I would not treat this as if a person’s will is stronger than God’s and that we can overrule his cleansing gift. God is love. Just as he so loved us that he gave his only son, he also so loves us that he honors our own decision towards his love. Imagine, someone with the power to create the universe and control you completely, surrenders that power to simply give you the choice to love him or not. That is what John is talking about when he says that God is love and that Jesus is our way to salvation. John points out that the false teachers have chosen to not believe in the advocacy that God offers through Jesus and further is trying to convince others.
What does it Mean?
I always like to end my posts with this question as too often you will see a paper or hear a sermon which in the end says a lot of great things about God or the Bible but doesn’t draw the connection to how we live. Hopefully I can do that here.

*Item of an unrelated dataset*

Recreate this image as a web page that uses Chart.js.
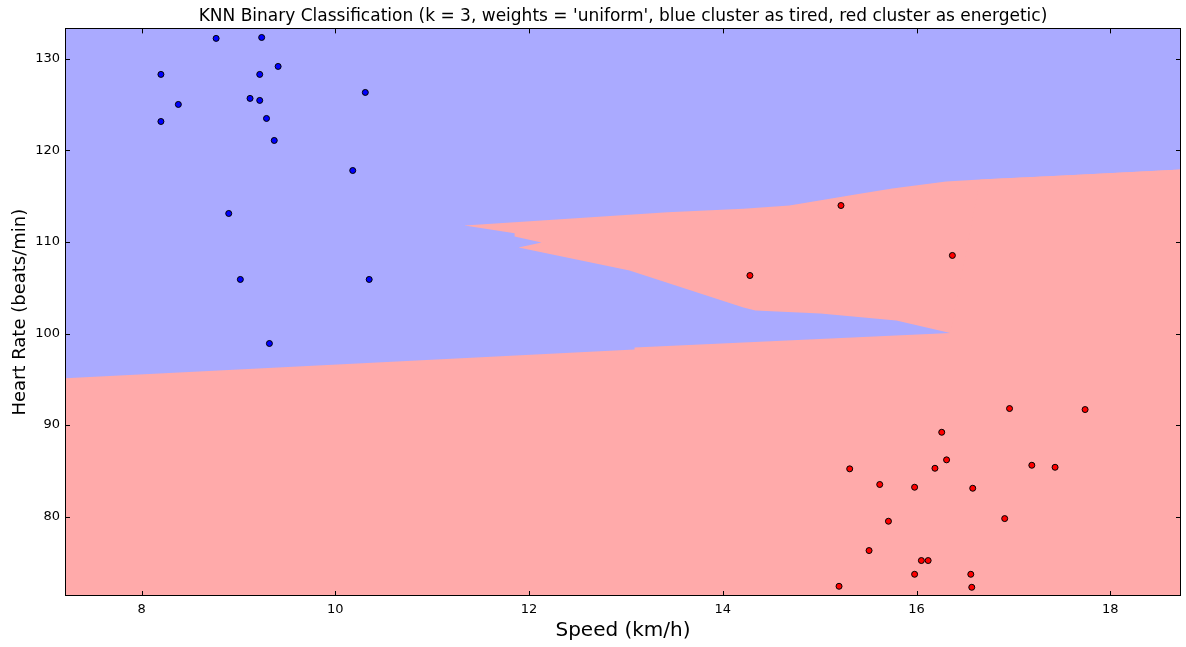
<!DOCTYPE html>
<html>
<head>
<meta charset="utf-8">
<script src="https://cdn.jsdelivr.net/npm/chart.js@4/dist/chart.umd.min.js"></script>
<style>
  html, body { margin: 0; padding: 0; background: #ffffff; }
  #c { display: block; }
</style>
</head>
<body>
<canvas id="c" width="1186" height="647"></canvas>
<script>
// ---- Data ----
const titleText = "KNN Binary Classification (k = 3, weights = 'uniform', blue cluster as tired, red cluster as energetic)";
const xLabel = "Speed (km/h)";
const yLabel = "Heart Rate (beats/min)";

const xTicks = [8, 10, 12, 14, 16, 18];
const yTicks = [80, 90, 100, 110, 120, 130];
const xRange = [7.21, 18.73];
const yRange = [71.35, 133.3];

// Tired (blue) cluster: speed, heart rate
const tiredSpeed = [8.20, 8.38, 8.20, 8.77, 9.24, 9.22, 9.41, 9.12, 9.22, 9.29, 9.37, 10.31, 10.18, 8.90, 9.02, 10.35, 9.32];
const tiredHR    = [128.28, 125.0, 123.14, 132.21, 132.31, 128.28, 129.15, 125.66, 125.44, 123.47, 121.07, 126.31, 117.79, 113.10, 105.90, 105.90, 98.91];

// Energetic (red) cluster: speed, heart rate
const energeticSpeed = [15.22, 14.28, 16.37, 16.96, 17.74, 16.26, 16.31, 16.19, 15.31, 17.19, 17.43, 15.62, 15.98, 16.58, 15.71, 16.91, 15.51, 16.05, 16.12, 15.98, 16.56, 15.20, 16.57];
const energeticHR    = [113.97, 106.33, 108.52, 91.81, 91.70, 89.22, 86.21, 85.29, 85.23, 85.62, 85.40, 83.52, 83.22, 83.11, 79.51, 79.80, 76.31, 75.22, 75.22, 73.72, 73.72, 72.41, 72.30];

// Decision boundary traces
// Upper edge of the energetic region (from the tip of the red prong to the right edge)
const upperEdgeX = [11.335, 11.851, 13.429, 14.213, 14.687, 15.399, 15.749, 16.306, 16.657, 17.523, 18.73];
const upperEdgeY = [111.79, 112.15, 113.24, 113.61, 113.97, 115.23, 115.83, 116.59, 116.81, 117.25, 117.90];
// Lower edge of the red prong (top of the blue wedge)
const prongEdgeX = [11.335, 11.851, 11.851, 12.129, 11.892, 13.037, 14.213, 14.337, 15.007, 15.791, 16.348];
const prongEdgeY = [111.79, 110.95, 110.60, 109.93, 109.39, 106.88, 102.84, 102.51, 102.18, 101.42, 100.05];
// Lower boundary (bottom of the blue region / wedge)
const lowerEdgeX = [7.21, 13.089, 13.089, 16.348];
const lowerEdgeY = [95.12, 98.25, 98.47, 100.05];

const BLUE_BG = '#AAAAFF';
const RED_BG = '#FFAAAA';

const pts = (xs, ys) => xs.map((x, i) => ({ x: x, y: ys[i] }));

// Blue layer: everything left of the prong tip, then everything under the prong's lower edge
const wedgeData = [{ x: xRange[0], y: yRange[1] }, { x: prongEdgeX[0], y: yRange[1] }]
  .concat(pts(prongEdgeX, prongEdgeY));
// Red layer: under the lower boundary, then joining the upper edge to the right
const lastLowerX = lowerEdgeX[lowerEdgeX.length - 1];
const lowerData = pts(lowerEdgeX, lowerEdgeY)
  .concat(pts(upperEdgeX, upperEdgeY).filter(p => p.x > lastLowerX + 0.2));

const FONT = "'DejaVu Sans', 'Liberation Sans', sans-serif";

const framePlugin = {
  id: 'frame',
  beforeDatasetsDraw(chart) {
    const { ctx, chartArea: a } = chart;
    ctx.save();
    ctx.fillStyle = BLUE_BG;
    ctx.fillRect(a.left, a.top, a.right - a.left, a.bottom - a.top);
    ctx.restore();
  },
  afterDatasetsDraw(chart) {
    const { ctx, chartArea: a, scales } = chart;
    const L = 5;
    ctx.save();
    ctx.strokeStyle = '#000000';
    ctx.lineWidth = 1;
    ctx.beginPath();
    xTicks.forEach(v => {
      const p = Math.round(scales.x.getPixelForValue(v)) + 0.5;
      ctx.moveTo(p, a.bottom); ctx.lineTo(p, a.bottom - L);
      ctx.moveTo(p, a.top); ctx.lineTo(p, a.top + L);
    });
    yTicks.forEach(v => {
      const p = Math.round(scales.y.getPixelForValue(v)) + 0.5;
      ctx.moveTo(a.left, p); ctx.lineTo(a.left + L, p);
      ctx.moveTo(a.right, p); ctx.lineTo(a.right - L, p);
    });
    ctx.stroke();
    ctx.strokeRect(Math.round(a.left) + 0.5, Math.round(a.top) + 0.5,
                   Math.round(a.right - a.left) - 1, Math.round(a.bottom - a.top) - 1);
    ctx.restore();
  }
};

const regionStyle = (color) => ({
  type: 'line',
  showLine: true,
  borderWidth: 0,
  borderColor: color,
  backgroundColor: color,
  pointRadius: 0,
  pointHoverRadius: 0,
  tension: 0,
  fill: 'start'
});

new Chart(document.getElementById('c'), {
  type: 'scatter',
  data: {
    datasets: [
      { label: 'tired', data: pts(tiredSpeed, tiredHR), order: 0,
        backgroundColor: '#0000FF', borderColor: '#000000', borderWidth: 1, pointRadius: 3 },
      { label: 'energetic', data: pts(energeticSpeed, energeticHR), order: 0,
        backgroundColor: '#FF0000', borderColor: '#000000', borderWidth: 1, pointRadius: 3 },
      Object.assign(regionStyle(RED_BG), { label: 'energetic region', data: pts(upperEdgeX, upperEdgeY), order: 3 }),
      Object.assign(regionStyle(BLUE_BG), { label: 'tired wedge', data: wedgeData, order: 2 }),
      Object.assign(regionStyle(RED_BG), { label: 'energetic lower', data: lowerData, order: 1 })
    ]
  },
  options: {
    responsive: false,
    devicePixelRatio: 1,
    animation: false,
    events: [],
    layout: { padding: { left: 0, right: 4, top: 0, bottom: 0 } },
    plugins: {
      legend: { display: false },
      tooltip: { enabled: false },
      title: {
        display: true,
        text: titleText,
        fullSize: false,
        color: '#000000',
        font: { family: FONT, size: 17, weight: 'normal' },
        padding: { top: 6, bottom: 2 }
      }
    },
    scales: {
      x: {
        type: 'linear',
        min: xRange[0],
        max: xRange[1],
        afterBuildTicks: s => { s.ticks = xTicks.map(v => ({ value: v })); },
        afterFit: s => { s.height = 51; },
        grid: { display: false, drawTicks: false },
        border: { display: false },
        ticks: {
          color: '#000000',
          font: { family: FONT, size: 13 },
          padding: 6,
          maxRotation: 0,
          autoSkip: false,
          callback: v => String(v)
        },
        title: {
          display: true,
          text: xLabel,
          color: '#000000',
          font: { family: FONT, size: 20 },
          padding: { top: 0, bottom: 4 }
        }
      },
      y: {
        type: 'linear',
        min: yRange[0],
        max: yRange[1],
        afterBuildTicks: s => { s.ticks = yTicks.map(v => ({ value: v })); },
        afterFit: s => { s.width = 65; },
        grid: { display: false, drawTicks: false },
        border: { display: false },
        ticks: {
          color: '#000000',
          font: { family: FONT, size: 13 },
          padding: 5,
          autoSkip: false,
          callback: v => String(v)
        },
        title: {
          display: true,
          text: yLabel,
          color: '#000000',
          font: { family: FONT, size: 18 },
          padding: { top: 10, bottom: 0 }
        }
      }
    }
  },
  plugins: [framePlugin]
});
</script>
</body>
</html>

John’s letter has not been a treaty on God, Jesus, or theology. John’s letter is a down to earth discussion on what a Christian looks and sounds like. He is drawing the stark comparisons between the false teachers and what we as believers should be acting like. John had pointed out some key characteristics of God and Jesus. However, he didn’t stop there. He noted that we are to participate in Jesus household. Saying that your statement of belief just isn’t enough. You are expected to change, to reflect your true nature as an image bearer of God. Jesus has demonstrated what that looks for us. Oh, he knows we cannot be sinless which is why Jesus died for us. But he expects us to try. We do not have perfect love but on every occasion, we are to seek perfect love of brothers, sisters, neighbors, and even enemies. We are to walk in the light, that is we are to know that God is with us, and Jesus is our advocate. Our walk in life should shine with that realization. We are to practice righteousness (1 John 3:7). We are not earning the salvation that has already been given through Christ but reflecting the expected behavior of one who loves God and wishes to honor him by reflecting at every opportunity the goodness that he has shown us. It is all about developing, practicing, and demonstrating Christian integrity.
 Kruse, Colin G. The Letters of John. The Pillar New Testament Commentary. Grand Rapids, MI; Leicester, England: W.B. Eerdmans Pub.; Apollos, 2000,2.